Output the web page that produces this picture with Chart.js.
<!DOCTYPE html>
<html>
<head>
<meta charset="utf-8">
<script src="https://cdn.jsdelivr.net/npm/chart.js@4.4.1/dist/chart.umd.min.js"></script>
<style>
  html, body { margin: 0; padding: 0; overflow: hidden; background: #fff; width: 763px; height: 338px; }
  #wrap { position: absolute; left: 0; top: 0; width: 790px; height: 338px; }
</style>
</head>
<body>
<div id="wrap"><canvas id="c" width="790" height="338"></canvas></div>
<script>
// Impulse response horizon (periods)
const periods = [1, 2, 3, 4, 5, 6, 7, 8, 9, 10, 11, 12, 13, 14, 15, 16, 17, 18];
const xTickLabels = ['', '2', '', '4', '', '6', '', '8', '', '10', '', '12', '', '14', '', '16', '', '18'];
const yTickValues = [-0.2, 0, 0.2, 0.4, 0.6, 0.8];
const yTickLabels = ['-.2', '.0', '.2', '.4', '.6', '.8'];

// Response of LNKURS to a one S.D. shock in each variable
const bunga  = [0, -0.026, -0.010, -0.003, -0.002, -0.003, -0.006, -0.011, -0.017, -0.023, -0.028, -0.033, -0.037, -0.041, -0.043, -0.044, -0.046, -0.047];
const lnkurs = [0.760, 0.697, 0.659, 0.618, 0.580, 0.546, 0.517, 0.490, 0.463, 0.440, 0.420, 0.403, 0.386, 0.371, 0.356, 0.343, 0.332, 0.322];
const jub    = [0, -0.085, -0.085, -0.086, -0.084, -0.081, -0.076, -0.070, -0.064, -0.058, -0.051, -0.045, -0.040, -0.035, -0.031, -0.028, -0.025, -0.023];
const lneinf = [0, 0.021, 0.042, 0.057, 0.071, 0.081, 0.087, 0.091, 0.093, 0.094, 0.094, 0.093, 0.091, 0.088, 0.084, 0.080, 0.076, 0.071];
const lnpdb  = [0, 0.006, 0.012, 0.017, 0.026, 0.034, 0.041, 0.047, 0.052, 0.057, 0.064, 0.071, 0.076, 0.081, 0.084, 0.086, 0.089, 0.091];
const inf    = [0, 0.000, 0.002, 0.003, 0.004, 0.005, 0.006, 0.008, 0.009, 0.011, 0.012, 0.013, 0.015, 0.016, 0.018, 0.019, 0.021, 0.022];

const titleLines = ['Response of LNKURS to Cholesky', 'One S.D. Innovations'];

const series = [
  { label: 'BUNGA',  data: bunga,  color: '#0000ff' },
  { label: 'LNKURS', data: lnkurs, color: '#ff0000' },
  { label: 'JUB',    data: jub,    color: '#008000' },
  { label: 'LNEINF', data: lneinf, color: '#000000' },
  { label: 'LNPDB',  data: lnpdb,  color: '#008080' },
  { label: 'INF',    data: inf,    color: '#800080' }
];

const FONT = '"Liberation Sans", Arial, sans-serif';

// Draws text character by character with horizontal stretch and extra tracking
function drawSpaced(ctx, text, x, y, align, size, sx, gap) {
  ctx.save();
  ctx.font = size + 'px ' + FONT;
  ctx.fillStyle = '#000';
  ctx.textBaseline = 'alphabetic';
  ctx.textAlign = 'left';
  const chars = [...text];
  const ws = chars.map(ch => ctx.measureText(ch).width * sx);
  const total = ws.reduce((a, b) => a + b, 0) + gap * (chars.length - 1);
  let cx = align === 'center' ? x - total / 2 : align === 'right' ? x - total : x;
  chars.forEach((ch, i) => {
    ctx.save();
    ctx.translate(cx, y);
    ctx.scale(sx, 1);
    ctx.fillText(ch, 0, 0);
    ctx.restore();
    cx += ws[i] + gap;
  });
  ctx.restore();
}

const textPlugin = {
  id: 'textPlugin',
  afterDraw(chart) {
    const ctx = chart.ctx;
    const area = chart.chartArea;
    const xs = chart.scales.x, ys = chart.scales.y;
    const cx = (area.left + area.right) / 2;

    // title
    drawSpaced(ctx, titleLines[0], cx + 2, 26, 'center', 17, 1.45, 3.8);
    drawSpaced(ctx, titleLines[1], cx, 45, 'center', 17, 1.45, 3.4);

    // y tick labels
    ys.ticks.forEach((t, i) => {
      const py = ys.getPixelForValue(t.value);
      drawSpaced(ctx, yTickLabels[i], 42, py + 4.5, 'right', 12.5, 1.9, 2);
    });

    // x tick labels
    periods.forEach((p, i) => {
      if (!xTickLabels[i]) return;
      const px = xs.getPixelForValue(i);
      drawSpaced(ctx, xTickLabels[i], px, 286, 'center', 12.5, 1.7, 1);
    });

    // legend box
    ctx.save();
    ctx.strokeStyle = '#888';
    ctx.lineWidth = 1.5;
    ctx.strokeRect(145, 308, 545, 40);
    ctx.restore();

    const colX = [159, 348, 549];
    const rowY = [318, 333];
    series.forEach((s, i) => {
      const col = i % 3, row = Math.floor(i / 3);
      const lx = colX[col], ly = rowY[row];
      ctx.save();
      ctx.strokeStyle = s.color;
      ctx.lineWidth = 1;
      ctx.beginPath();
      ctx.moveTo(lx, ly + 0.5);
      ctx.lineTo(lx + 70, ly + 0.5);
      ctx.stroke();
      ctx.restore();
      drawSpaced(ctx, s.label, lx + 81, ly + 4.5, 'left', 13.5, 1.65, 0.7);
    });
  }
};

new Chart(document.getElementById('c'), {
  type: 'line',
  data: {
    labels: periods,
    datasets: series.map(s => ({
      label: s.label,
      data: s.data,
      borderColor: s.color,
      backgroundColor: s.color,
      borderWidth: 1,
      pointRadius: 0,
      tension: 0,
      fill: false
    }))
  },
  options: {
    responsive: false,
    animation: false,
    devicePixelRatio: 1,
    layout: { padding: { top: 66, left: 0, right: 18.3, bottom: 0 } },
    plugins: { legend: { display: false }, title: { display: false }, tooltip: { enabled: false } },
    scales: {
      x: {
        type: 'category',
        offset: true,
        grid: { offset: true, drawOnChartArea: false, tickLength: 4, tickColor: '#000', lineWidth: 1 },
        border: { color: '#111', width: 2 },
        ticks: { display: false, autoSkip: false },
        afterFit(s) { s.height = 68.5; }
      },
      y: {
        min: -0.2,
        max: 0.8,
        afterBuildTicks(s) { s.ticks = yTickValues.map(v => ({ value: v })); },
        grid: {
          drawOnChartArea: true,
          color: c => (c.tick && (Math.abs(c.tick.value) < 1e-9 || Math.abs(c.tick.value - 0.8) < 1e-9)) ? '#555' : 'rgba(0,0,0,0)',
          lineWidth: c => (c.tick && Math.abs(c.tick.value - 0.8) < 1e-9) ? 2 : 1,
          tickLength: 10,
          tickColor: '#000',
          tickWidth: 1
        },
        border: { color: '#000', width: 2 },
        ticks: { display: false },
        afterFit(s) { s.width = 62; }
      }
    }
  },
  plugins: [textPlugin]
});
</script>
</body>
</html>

■ ■ ■

**TASK BRIEF**
Return the whole listing exactly, with every line included.

**THE RESPONSE**
Output the web page that produces this picture with Chart.js.
<!DOCTYPE html>
<html>
<head>
<meta charset="utf-8">
<script src="https://cdn.jsdelivr.net/npm/chart.js@4.4.1/dist/chart.umd.min.js"></script>
<style>
  html, body { margin: 0; padding: 0; overflow: hidden; background: #fff; width: 763px; height: 338px; }
  #wrap { position: absolute; left: 0; top: 0; width: 790px; height: 338px; }
</style>
</head>
<body>
<div id="wrap"><canvas id="c" width="790" height="338"></canvas></div>
<script>
// Impulse response horizon (periods)
const periods = [1, 2, 3, 4, 5, 6, 7, 8, 9, 10, 11, 12, 13, 14, 15, 16, 17, 18];
const xTickLabels = ['', '2', '', '4', '', '6', '', '8', '', '10', '', '12', '', '14', '', '16', '', '18'];
const yTickValues = [-0.2, 0, 0.2, 0.4, 0.6, 0.8];
const yTickLabels = ['-.2', '.0', '.2', '.4', '.6', '.8'];

// Response of LNKURS to a one S.D. shock in each variable
const bunga  = [0, -0.026, -0.010, -0.003, -0.002, -0.003, -0.006, -0.011, -0.017, -0.023, -0.028, -0.033, -0.037, -0.041, -0.043, -0.044, -0.046, -0.047];
const lnkurs = [0.760, 0.697, 0.659, 0.618, 0.580, 0.546, 0.517, 0.490, 0.463, 0.440, 0.420, 0.403, 0.386, 0.371, 0.356, 0.343, 0.332, 0.322];
const jub    = [0, -0.085, -0.085, -0.086, -0.084, -0.081, -0.076, -0.070, -0.064, -0.058, -0.051, -0.045, -0.040, -0.035, -0.031, -0.028, -0.025, -0.023];
const lneinf = [0, 0.021, 0.042, 0.057, 0.071, 0.081, 0.087, 0.091, 0.093, 0.094, 0.094, 0.093, 0.091, 0.088, 0.084, 0.080, 0.076, 0.071];
const lnpdb  = [0, 0.006, 0.012, 0.017, 0.026, 0.034, 0.041, 0.047, 0.052, 0.057, 0.064, 0.071, 0.076, 0.081, 0.084, 0.086, 0.089, 0.091];
const inf    = [0, 0.000, 0.002, 0.003, 0.004, 0.005, 0.006, 0.008, 0.009, 0.011, 0.012, 0.013, 0.015, 0.016, 0.018, 0.019, 0.021, 0.022];

const titleLines = ['Response of LNKURS to Cholesky', 'One S.D. Innovations'];

const series = [
  { label: 'BUNGA',  data: bunga,  color: '#0000ff' },
  { label: 'LNKURS', data: lnkurs, color: '#ff0000' },
  { label: 'JUB',    data: jub,    color: '#008000' },
  { label: 'LNEINF', data: lneinf, color: '#000000' },
  { label: 'LNPDB',  data: lnpdb,  color: '#008080' },
  { label: 'INF',    data: inf,    color: '#800080' }
];

const FONT = '"Liberation Sans", Arial, sans-serif';

// Draws text character by character with horizontal stretch and extra tracking
function drawSpaced(ctx, text, x, y, align, size, sx, gap) {
  ctx.save();
  ctx.font = size + 'px ' + FONT;
  ctx.fillStyle = '#000';
  ctx.textBaseline = 'alphabetic';
  ctx.textAlign = 'left';
  const chars = [...text];
  const ws = chars.map(ch => ctx.measureText(ch).width * sx);
  const total = ws.reduce((a, b) => a + b, 0) + gap * (chars.length - 1);
  let cx = align === 'center' ? x - total / 2 : align === 'right' ? x - total : x;
  chars.forEach((ch, i) => {
    ctx.save();
    ctx.translate(cx, y);
    ctx.scale(sx, 1);
    ctx.fillText(ch, 0, 0);
    ctx.restore();
    cx += ws[i] + gap;
  });
  ctx.restore();
}

const textPlugin = {
  id: 'textPlugin',
  afterDraw(chart) {
    const ctx = chart.ctx;
    const area = chart.chartArea;
    const xs = chart.scales.x, ys = chart.scales.y;
    const cx = (area.left + area.right) / 2;

    // title
    drawSpaced(ctx, titleLines[0], cx + 2, 26, 'center', 17, 1.45, 3.8);
    drawSpaced(ctx, titleLines[1], cx, 45, 'center', 17, 1.45, 3.4);

    // y tick labels
    ys.ticks.forEach((t, i) => {
      const py = ys.getPixelForValue(t.value);
      drawSpaced(ctx, yTickLabels[i], 42, py + 4.5, 'right', 12.5, 1.9, 2);
    });

    // x tick labels
    periods.forEach((p, i) => {
      if (!xTickLabels[i]) return;
      const px = xs.getPixelForValue(i);
      drawSpaced(ctx, xTickLabels[i], px, 286, 'center', 12.5, 1.7, 1);
    });

    // legend box
    ctx.save();
    ctx.strokeStyle = '#888';
    ctx.lineWidth = 1.5;
    ctx.strokeRect(145, 308, 545, 40);
    ctx.restore();

    const colX = [159, 348, 549];
    const rowY = [318, 333];
    series.forEach((s, i) => {
      const col = i % 3, row = Math.floor(i / 3);
      const lx = colX[col], ly = rowY[row];
      ctx.save();
      ctx.strokeStyle = s.color;
      ctx.lineWidth = 1;
      ctx.beginPath();
      ctx.moveTo(lx, ly + 0.5);
      ctx.lineTo(lx + 70, ly + 0.5);
      ctx.stroke();
      ctx.restore();
      drawSpaced(ctx, s.label, lx + 81, ly + 4.5, 'left', 13.5, 1.65, 0.7);
    });
  }
};

new Chart(document.getElementById('c'), {
  type: 'line',
  data: {
    labels: periods,
    datasets: series.map(s => ({
      label: s.label,
      data: s.data,
      borderColor: s.color,
      backgroundColor: s.color,
      borderWidth: 1,
      pointRadius: 0,
      tension: 0,
      fill: false
    }))
  },
  options: {
    responsive: false,
    animation: false,
    devicePixelRatio: 1,
    layout: { padding: { top: 66, left: 0, right: 18.3, bottom: 0 } },
    plugins: { legend: { display: false }, title: { display: false }, tooltip: { enabled: false } },
    scales: {
      x: {
        type: 'category',
        offset: true,
        grid: { offset: true, drawOnChartArea: false, tickLength: 4, tickColor: '#000', lineWidth: 1 },
        border: { color: '#111', width: 2 },
        ticks: { display: false, autoSkip: false },
        afterFit(s) { s.height = 68.5; }
      },
      y: {
        min: -0.2,
        max: 0.8,
        afterBuildTicks(s) { s.ticks = yTickValues.map(v => ({ value: v })); },
        grid: {
          drawOnChartArea: true,
          color: c => (c.tick && (Math.abs(c.tick.value) < 1e-9 || Math.abs(c.tick.value - 0.8) < 1e-9)) ? '#555' : 'rgba(0,0,0,0)',
          lineWidth: c => (c.tick && Math.abs(c.tick.value - 0.8) < 1e-9) ? 2 : 1,
          tickLength: 10,
          tickColor: '#000',
          tickWidth: 1
        },
        border: { color: '#000', width: 2 },
        ticks: { display: false },
        afterFit(s) { s.width = 62; }
      }
    }
  },
  plugins: [textPlugin]
});
</script>
</body>
</html>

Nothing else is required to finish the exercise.